The shock horror jobs loss stuff was BIG on Thursday in the front of the book but the finance journos and commentors were not all that agitated about being duchessed by the Zig and Zag show on the business pages. Christine Lacy from the Fin and Kevin Morrison from the SMH spent some time trying to justify why their predictions of the profit figure were so far out. Lacy was categorically convinced the six month profit figure would be “about $1.93 billion” and Morrison plumbed for “about $1.9 billion,” which was what the analysts were telling them. The margin for error in big calls like Telstra tend to leave you with lots of egg on your face. In Christine’s place it was $170 million worth of egg and in Kevin’s, $200 million. Westfield and a few other wiser heads cleverly went for the round figure of “about $2 billion” which tends to cover a multitude of errors or judgment.

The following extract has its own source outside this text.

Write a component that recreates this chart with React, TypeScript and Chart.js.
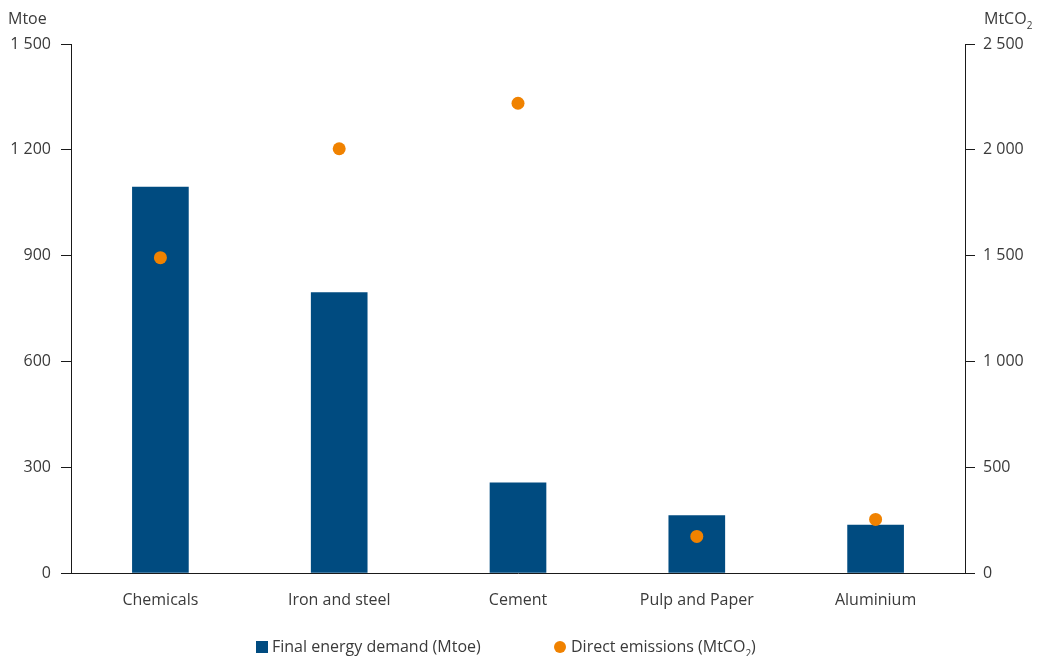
import React, { useEffect, useRef } from "react";
import { Chart, registerables } from "chart.js";

Chart.register(...registerables);

const categories = ["Chemicals", "Iron and steel", "Cement", "Pulp and Paper", "Aluminium"];
const energyDemand = [1094, 795, 256, 163, 136];
const directEmissions = [1490, 2005, 2220, 173, 253];
const leftTicks = [0, 300, 600, 900, 1200, 1500];
const rightTicks = [0, 500, 1000, 1500, 2000, 2500];

const BAR_COLOR = "#004b80";
const DOT_COLOR = "#f08200";
const TEXT_COLOR = "#3a3a3a";
const AXIS_COLOR = "#1a1a1a";
const FONT = "'Open Sans', sans-serif";

const fmt = (v: number) => String(v).replace(/\B(?=(\d{3})+(?!\d))/g, " ");

export default function App() {
  const ref = useRef<HTMLCanvasElement | null>(null);

  useEffect(() => {
    document.body.style.margin = "0";
    const ctx = ref.current!.getContext("2d")!;
    const chart = new Chart(ctx, {
      type: "bar",
      data: {
        labels: categories,
        datasets: [
          {
            type: "scatter" as any,
            label: "Direct emissions (MtCO2)",
            data: directEmissions as any,
            yAxisID: "y1",
            backgroundColor: DOT_COLOR,
            borderWidth: 0,
            pointRadius: 6.5,
            showLine: false,
            order: 0,
          } as any,
          {
            type: "bar",
            label: "Final energy demand (Mtoe)",
            data: energyDemand,
            yAxisID: "y",
            backgroundColor: BAR_COLOR,
            barThickness: 56,
            order: 1,
          },
        ],
      },
      options: {
        animation: false,
        responsive: false,
        maintainAspectRatio: false,
        layout: { padding: { top: 44, left: 0, right: 0, bottom: 0 } },
        plugins: { legend: { display: false }, tooltip: { enabled: false } },
        scales: {
          x: {
            type: "category",
            offset: true,
            grid: { display: true, drawOnChartArea: false, drawTicks: false },
            border: { display: true, color: AXIS_COLOR, width: 1 },
            ticks: { color: TEXT_COLOR, font: { family: FONT, size: 16 }, padding: 18, maxRotation: 0 },
            afterFit: (s: any) => { s.height = 83; },
          },
          y: {
            position: "left",
            min: 0,
            max: 1500,
            afterBuildTicks: (s: any) => { s.ticks = leftTicks.map((v) => ({ value: v })); },
            grid: { drawOnChartArea: false, drawTicks: true, tickLength: 10, color: AXIS_COLOR },
            border: { display: true, color: AXIS_COLOR, width: 1 },
            ticks: { color: TEXT_COLOR, font: { family: FONT, size: 16 }, padding: 10, callback: (v: any) => fmt(Number(v)) },
            afterFit: (s: any) => { s.width = 71; },
          },
          y1: {
            position: "right",
            min: 0,
            max: 2500,
            afterBuildTicks: (s: any) => { s.ticks = rightTicks.map((v) => ({ value: v })); },
            grid: { drawOnChartArea: false, drawTicks: true, tickLength: 10, color: AXIS_COLOR },
            border: { display: true, color: AXIS_COLOR, width: 1 },
            ticks: { color: TEXT_COLOR, font: { family: FONT, size: 16 }, padding: 8, callback: (v: any) => fmt(Number(v)) },
            afterFit: (s: any) => { s.width = 76; },
          },
        },
      } as any,
    });
    return () => chart.destroy();
  }, []);

  const textStyle: React.CSSProperties = { position: "absolute", fontFamily: FONT, fontSize: 16, color: TEXT_COLOR, whiteSpace: "nowrap", lineHeight: "20px" };
  const subStyle: React.CSSProperties = { fontSize: 10, position: "relative", top: 5 };

  return (
    <div style={{ position: "absolute", left: 0, top: 0, width: 1041, height: 656, background: "#fff" }}>
      <canvas ref={ref} width={1041} height={656} style={{ position: "absolute", left: 0, top: 0, width: 1041, height: 656 }} />
      <div style={{ ...textStyle, left: 8, top: 8 }}>Mtoe</div>
      <div style={{ ...textStyle, left: 984, top: 8 }}>
        MtCO<span style={subStyle}>2</span>
      </div>
      <div style={{ ...textStyle, left: 256, top: 636 }}>
        <span style={{ display: "inline-block", width: 12, height: 12, background: BAR_COLOR, marginRight: 4, verticalAlign: "-1px" }} />
        Final energy demand (Mtoe)
      </div>
      <div style={{ ...textStyle, left: 554, top: 636 }}>
        <span style={{ display: "inline-block", width: 12, height: 12, borderRadius: 6, background: DOT_COLOR, marginRight: 5, verticalAlign: "-1px" }} />
        Direct emissions (MtCO<span style={subStyle}>2</span>)
      </div>
    </div>
  );
}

Terry McCrann in the Hun and Tele noted that: “Journalists seem to come from everywhere, to what is otherwise a pretty specialised profit release and press conference,” but that is the nature of the Telstra beast – a blue chip information technology company that is Australia’s largest but one that grew out of the Post Master General’s Department that used to deliver the mail. Telstra (and Australia Post) will always have a political dimension whether the Government owns them or not. Paddy McGuinness once described Telstra as “communism without the tanks”. Unfortunately, none of the journos asked the two magic questions of the day of Zig and Zag: “Did you get a phone call today from the Prime Minister and what did he say?” or “Did the Telstra board knock back the Telstra.com float today and tell you to go away and do more work on it?”

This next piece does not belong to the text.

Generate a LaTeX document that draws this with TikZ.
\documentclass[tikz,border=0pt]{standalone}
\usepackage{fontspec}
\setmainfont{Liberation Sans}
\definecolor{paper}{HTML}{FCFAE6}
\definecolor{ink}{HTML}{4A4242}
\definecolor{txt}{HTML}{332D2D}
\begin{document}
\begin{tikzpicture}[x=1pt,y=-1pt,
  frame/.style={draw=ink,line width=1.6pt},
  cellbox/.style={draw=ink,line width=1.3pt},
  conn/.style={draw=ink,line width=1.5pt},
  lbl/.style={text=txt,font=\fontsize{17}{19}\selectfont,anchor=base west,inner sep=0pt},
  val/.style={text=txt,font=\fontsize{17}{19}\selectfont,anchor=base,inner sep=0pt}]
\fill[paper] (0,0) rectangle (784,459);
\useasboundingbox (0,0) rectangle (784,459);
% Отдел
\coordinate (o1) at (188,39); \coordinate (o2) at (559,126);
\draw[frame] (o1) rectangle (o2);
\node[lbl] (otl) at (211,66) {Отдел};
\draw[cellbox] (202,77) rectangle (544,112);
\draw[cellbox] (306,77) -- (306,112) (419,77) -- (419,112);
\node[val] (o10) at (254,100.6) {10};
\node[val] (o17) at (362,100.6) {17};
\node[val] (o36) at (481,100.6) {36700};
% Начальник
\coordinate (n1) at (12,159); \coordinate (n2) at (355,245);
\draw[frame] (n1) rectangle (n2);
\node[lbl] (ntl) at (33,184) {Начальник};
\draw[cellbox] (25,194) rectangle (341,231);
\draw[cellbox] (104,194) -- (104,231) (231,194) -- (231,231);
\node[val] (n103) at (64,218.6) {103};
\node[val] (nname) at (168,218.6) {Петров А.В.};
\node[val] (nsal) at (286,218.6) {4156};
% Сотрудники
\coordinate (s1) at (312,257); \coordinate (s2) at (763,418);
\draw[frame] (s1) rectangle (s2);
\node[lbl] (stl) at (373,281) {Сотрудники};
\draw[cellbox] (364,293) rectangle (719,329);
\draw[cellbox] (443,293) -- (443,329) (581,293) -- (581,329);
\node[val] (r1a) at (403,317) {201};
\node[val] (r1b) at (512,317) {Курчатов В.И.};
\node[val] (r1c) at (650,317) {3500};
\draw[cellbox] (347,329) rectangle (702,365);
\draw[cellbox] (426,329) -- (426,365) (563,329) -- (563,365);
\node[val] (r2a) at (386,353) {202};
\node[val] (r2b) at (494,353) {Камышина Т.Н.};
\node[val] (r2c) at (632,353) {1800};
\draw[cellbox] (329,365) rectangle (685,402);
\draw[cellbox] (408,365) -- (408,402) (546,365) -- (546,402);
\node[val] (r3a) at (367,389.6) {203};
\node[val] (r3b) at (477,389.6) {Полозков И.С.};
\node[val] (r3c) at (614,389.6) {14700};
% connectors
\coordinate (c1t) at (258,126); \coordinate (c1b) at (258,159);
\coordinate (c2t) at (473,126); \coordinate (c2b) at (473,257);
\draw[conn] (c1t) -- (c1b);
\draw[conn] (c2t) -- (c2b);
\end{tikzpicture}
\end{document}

It was an appallingly short question time given the enormity of the subject matter and the number of professional question askers in the audience but Zig and Zag were starting to repeat themselves when Michael Grealy pulled the pin after just 13 questions.

John Durie, the chook from the Fin asked two as did Geoff Elliott from the Oz and Terry Brown from the Hun. A grumpy Durie demanded to know why Zig was flying kites about buying free-to-air networks and Internet floats? Elliott, who had launched most of the kites, wanted to know if Big Kerry had asked too much and the future of the Senator Haradine’s memorial Tasmanian call centre? Terry Brown from the Hun knew exactly what he wanted and just kept asking it again: “How many Victorian jobs will go?”

Other questions came from Charles Slade, the Channel 9 pretty boy who decided he was from PBL for the occasion, Ticky Fullerton, ABC Lateline’s new finance reporter, Veronica Brooks from Dow Jones news wires, Anne Davies, Jennifer Hewett and Kevin Morrison from the SMH. Christine Lacy from the Fin won Michael Grealy’s prize for actually asking a question about the results.